═════ The input
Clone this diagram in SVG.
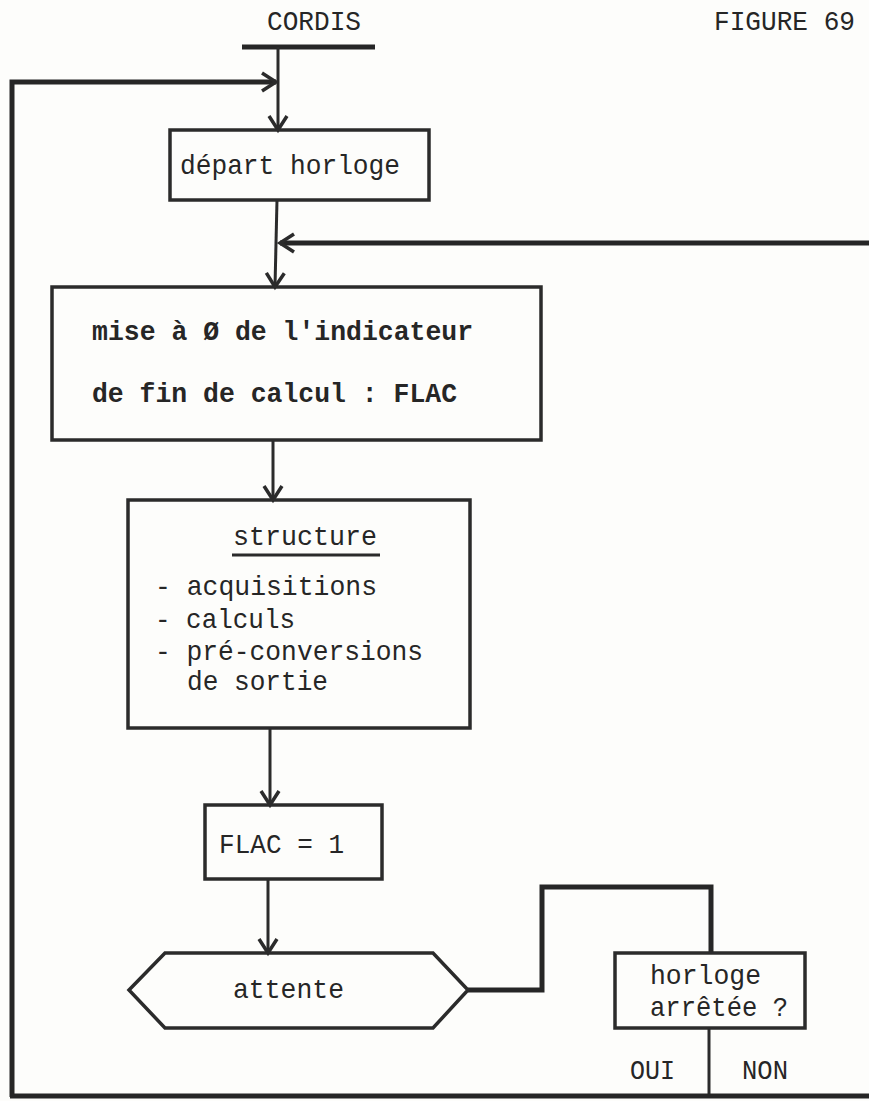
<svg xmlns="http://www.w3.org/2000/svg" width="869" height="1101" viewBox="0 0 869 1101">
<style>
.bg{fill:#fdfdfb}
.box{fill:none;stroke:#2b2b2b;stroke-width:3.5}
.ln{fill:none;stroke:#2b2b2b;stroke-width:3;stroke-linejoin:miter}
.thick{fill:none;stroke:#262626;stroke-width:5}
.t{font-family:"Liberation Mono","Courier New",monospace;font-size:28px;fill:#262626}
.b{font-weight:bold}
</style>
<defs>
<marker id="arr" markerUnits="userSpaceOnUse" markerWidth="24" markerHeight="24" refX="18" refY="12" orient="auto">
<path d="M4,3 L18,12 L4,21" fill="none" stroke="#2b2b2b" stroke-width="3.5"/>
</marker>
</defs>
<rect class="bg" x="0" y="0" width="869" height="1101"/>
<g id="titles">
<text class="t" x="267" y="30" textLength="94" lengthAdjust="spacingAndGlyphs">CORDIS</text>
<text class="t" x="714" y="30" textLength="141" lengthAdjust="spacingAndGlyphs">FIGURE 69</text>
</g>
<g id="connectors">
<line class="thick" x1="242" y1="47" x2="375" y2="47"/>
<line class="ln" x1="278" y1="47" x2="278" y2="130" marker-end="url(#arr)"/>
<polyline class="thick" points="12,1097 12,82 276,82" marker-end="url(#arr)"/>
<line class="ln" x1="277" y1="200" x2="275" y2="287" marker-end="url(#arr)"/>
<line class="thick" x1="869" y1="243" x2="280" y2="243" marker-end="url(#arr)"/>
<line class="ln" x1="273" y1="440" x2="273" y2="500" marker-end="url(#arr)"/>
<line class="ln" x1="270" y1="728" x2="270" y2="805" marker-end="url(#arr)"/>
<line class="ln" x1="268" y1="879" x2="268" y2="953" marker-end="url(#arr)"/>
<polyline class="thick" points="468,990 542,990 542,887 711,887 711,953"/>
<line class="ln" x1="709" y1="1028" x2="709" y2="1097"/>
<line class="thick" x1="10" y1="1096" x2="869" y2="1096"/>
</g>
<g id="depart">
<rect class="box" x="170" y="130" width="259" height="70"/>
<text class="t" x="180" y="174" textLength="220" lengthAdjust="spacingAndGlyphs">départ horloge</text>
</g>
<g id="mise">
<rect class="box" x="52" y="287" width="489" height="153"/>
<text class="t b" x="92" y="340" textLength="381" lengthAdjust="spacingAndGlyphs">mise à Ø de l'indicateur</text>
<text class="t b" x="92" y="402" textLength="365" lengthAdjust="spacingAndGlyphs">de fin de calcul : FLAC</text>
</g>
<g id="structure">
<rect class="box" x="128" y="500" width="342" height="228"/>
<text class="t" x="233" y="545" textLength="144" lengthAdjust="spacingAndGlyphs">structure</text>
<line class="ln" x1="232" y1="555" x2="380" y2="555" stroke-width="2"/>
<text class="t" x="155" y="595" textLength="222" lengthAdjust="spacingAndGlyphs">- acquisitions</text>
<text class="t" x="155" y="628" textLength="140" lengthAdjust="spacingAndGlyphs">- calculs</text>
<text class="t" x="155" y="660" textLength="268" lengthAdjust="spacingAndGlyphs">- pré-conversions</text>
<text class="t" x="187" y="690" textLength="141" lengthAdjust="spacingAndGlyphs">de sortie</text>
</g>
<g id="flac">
<rect class="box" x="205" y="805" width="177" height="74"/>
<text class="t" x="219" y="853" textLength="125" lengthAdjust="spacingAndGlyphs">FLAC = 1</text>
</g>
<g id="attente">
<polygon class="box" points="129,990 165,953 433,953 468,990 433,1028 165,1028"/>
<text class="t" x="233" y="998" textLength="111" lengthAdjust="spacingAndGlyphs">attente</text>
</g>
<g id="horloge">
<rect class="box" x="615" y="953" width="190" height="75"/>
<text class="t" x="650" y="984" textLength="111" lengthAdjust="spacingAndGlyphs">horloge</text>
<text class="t" x="650" y="1016" textLength="138" lengthAdjust="spacingAndGlyphs">arrêtée ?</text>
</g>
<g id="labels">
<text class="t" x="630" y="1079" textLength="45" lengthAdjust="spacingAndGlyphs">OUI</text>
<text class="t" x="742" y="1079" textLength="46" lengthAdjust="spacingAndGlyphs">NON</text>
</g>
</svg>
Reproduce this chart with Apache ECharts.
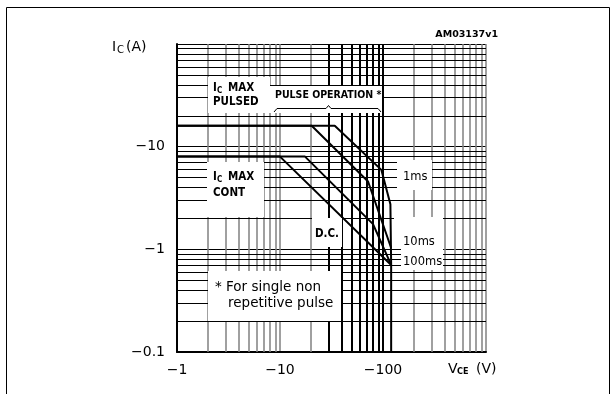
<!DOCTYPE html>
<html>
<head>
<meta charset="utf-8">
<script src="https://cdn.jsdelivr.net/npm/echarts@6/dist/echarts.min.js"></script>
<style>
  html, body { margin: 0; padding: 0; background: #fff; }
  #main { width: 616px; height: 394px; }
</style>
</head>
<body>
<div id="main"></div>
<script>
// curves (magnitudes, V and A)
var v1ms = [1, 34, 96.5, 118, 120, 120];
var i1ms = [16, 16, 5.94, 2.75, 0.705, 0.1];
var v10ms = [1, 20.3, 71.6, 120];
var i10ms = [16, 16, 4.58, 1.03];
var v100ms = [1, 17.5, 80, 120];
var i100ms = [8, 8, 1.76, 0.705];
var vDC = [1, 10, 120];
var iDC = [8, 8, 0.705];

// extra grid lines (log decades)
var xGrayLines = [2, 3, 4, 5, 6, 7, 8, 9, 20, 200, 300, 400, 500, 600, 700, 800, 900];
var xBlackLines = [30, 40, 50, 60, 70, 80, 90, 100];
var yLines = [0.2, 0.3, 0.4, 0.5, 0.6, 0.7, 0.8, 0.9, 2, 3, 4, 5, 6, 7, 8, 9, 20, 30, 40, 50, 60, 70, 80, 90];

function pairs(xs, ys) {
    var out = [];
    for (var i = 0; i < xs.length; i++) {
        out.push([xs[i], ys[i]]);
    }
    return out;
}

var gridLines = [];
for (var i = 0; i < xGrayLines.length; i++) {
    gridLines.push({ xAxis: xGrayLines[i], lineStyle: { color: '#808080', width: 1.5, type: 'solid' } });
}
for (var i = 0; i < yLines.length; i++) {
    gridLines.push({ yAxis: yLines[i], lineStyle: { color: '#000', width: 1, type: 'solid' } });
}
for (var i = 0; i < xBlackLines.length; i++) {
    gridLines.push({ xAxis: xBlackLines[i], lineStyle: { color: '#000', width: 2, type: 'solid' } });
}

var curveStyle = { color: '#000', width: 2 };
var boxFont = 'bold 11.5px "DejaVu Sans Condensed"';

function txt(x, y, s, font, align) {
    return {
        type: 'text', x: x, y: y, z: 60, silent: true,
        style: { text: s, font: font, fill: '#000', align: align || 'left', verticalAlign: 'middle' }
    };
}
function box(x, y, w, h) {
    return {
        type: 'rect', z: 50, silent: true,
        shape: { x: x, y: y, width: w, height: h },
        style: { fill: '#fff' }
    };
}

var myChart = echarts.init(document.getElementById('main'));
var option = {
    animation: false,
    grid: { left: 177, right: 130, top: 44, bottom: 42 },
    xAxis: {
        type: 'log', logBase: 10, min: 1, max: 1000,
        axisLine: { lineStyle: { color: '#000', width: 2 } },
        axisTick: { show: false },
        splitLine: { show: true, lineStyle: { color: '#808080', width: 1.5 } },
        axisLabel: {
            margin: 11,
            color: '#000',
            fontFamily: 'DejaVu Sans',
            fontSize: 14,
            formatter: function(v) { return v > 999 ? '' : '\u2212' + v; }
        }
    },
    yAxis: {
        type: 'log', logBase: 10, min: 0.1, max: 100,
        axisLine: { lineStyle: { color: '#000', width: 2 } },
        axisTick: { show: false },
        splitLine: { show: true, lineStyle: { color: '#000', width: 1 } },
        axisLabel: {
            margin: 12,
            color: '#000',
            fontFamily: 'DejaVu Sans',
            fontSize: 14,
            formatter: function(v) { return v > 99 ? '' : '\u2212' + v; }
        }
    },
    series: [
        {
            type: 'line', data: [], silent: true,
            markLine: { symbol: ['none', 'none'], silent: true, animation: false, label: { show: false }, data: gridLines }
        },
        { name: '1ms', type: 'line', data: pairs(v1ms, i1ms), symbol: 'none', lineStyle: curveStyle, z: 5 },
        { name: '10ms', type: 'line', data: pairs(v10ms, i10ms), symbol: 'none', lineStyle: curveStyle, z: 5 },
        { name: '100ms', type: 'line', data: pairs(v100ms, i100ms), symbol: 'none', lineStyle: curveStyle, z: 5 },
        { name: 'D.C.', type: 'line', data: pairs(vDC, iDC), symbol: 'none', lineStyle: curveStyle, z: 5 }
    ],
    graphic: {
        elements: [
            // frame
            { type: 'rect', z: 40, silent: true, shape: { x: 6.5, y: 7.5, width: 603, height: 400 }, style: { fill: 'none', stroke: '#000', lineWidth: 1 } },
            // axis names
            txt(112, 47, 'I', '14px "DejaVu Sans"'),
            txt(117, 50, 'C', '10px "DejaVu Sans"'),
            txt(126, 47, '(A)', '14px "DejaVu Sans"'),
            txt(448, 369, 'V', '14px "DejaVu Sans"'),
            txt(457, 372, 'CE', 'bold 9px "DejaVu Sans Condensed"'),
            txt(476, 369, '(V)', '14px "DejaVu Sans"'),
            txt(498, 35, 'AM03137v1', 'bold 9.5px "DejaVu Sans"', 'right'),
            // annotation boxes
            box(208, 77, 62, 36),
            txt(213, 88, 'I', boxFont),
            txt(217, 91, 'C', 'bold 8px "DejaVu Sans Condensed"'),
            txt(228, 88, 'MAX', boxFont),
            txt(213, 102, 'PULSED', boxFont),
            box(270, 86, 112, 27),
            txt(275, 95, 'PULSE OPERATION *', 'bold 10.5px "DejaVu Sans Condensed"'),
            {
                type: 'polyline', z: 60, silent: true,
                shape: { points: [[274, 112], [277, 108.5], [326, 108.5], [328.5, 105.5], [331, 108.5], [378, 108.5], [381, 112]] },
                style: { stroke: '#000', lineWidth: 1, fill: 'none' }
            },
            box(207, 162, 57, 55),
            txt(213, 177, 'I', boxFont),
            txt(217, 180, 'C', 'bold 8px "DejaVu Sans Condensed"'),
            txt(228, 177, 'MAX', boxFont),
            txt(213, 193, 'CONT', boxFont),
            box(312, 218, 30, 29),
            txt(327, 234, 'D.C.', boxFont, 'center'),
            box(397, 160, 35, 30),
            txt(403, 177, '1ms', '11.5px "DejaVu Sans"'),
            box(394, 217, 49, 31),
            box(401, 247, 42, 23),
            txt(403, 242, '10ms', '11.5px "DejaVu Sans"'),
            txt(403, 262, '100ms', '11.5px "DejaVu Sans"'),
            box(208, 271, 133, 50),
            txt(215, 287, '* For single non', '13.5px "DejaVu Sans"'),
            txt(228, 303, 'repetitive pulse', '13.5px "DejaVu Sans"')
        ]
    }
};
myChart.setOption(option);
</script>
</body>
</html>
══════════
Written exercise ::
Pick out each line containing the string "this" and copy it.

Reply ::
Clone this diagram in SVG.
Reproduce this chart with Apache ECharts.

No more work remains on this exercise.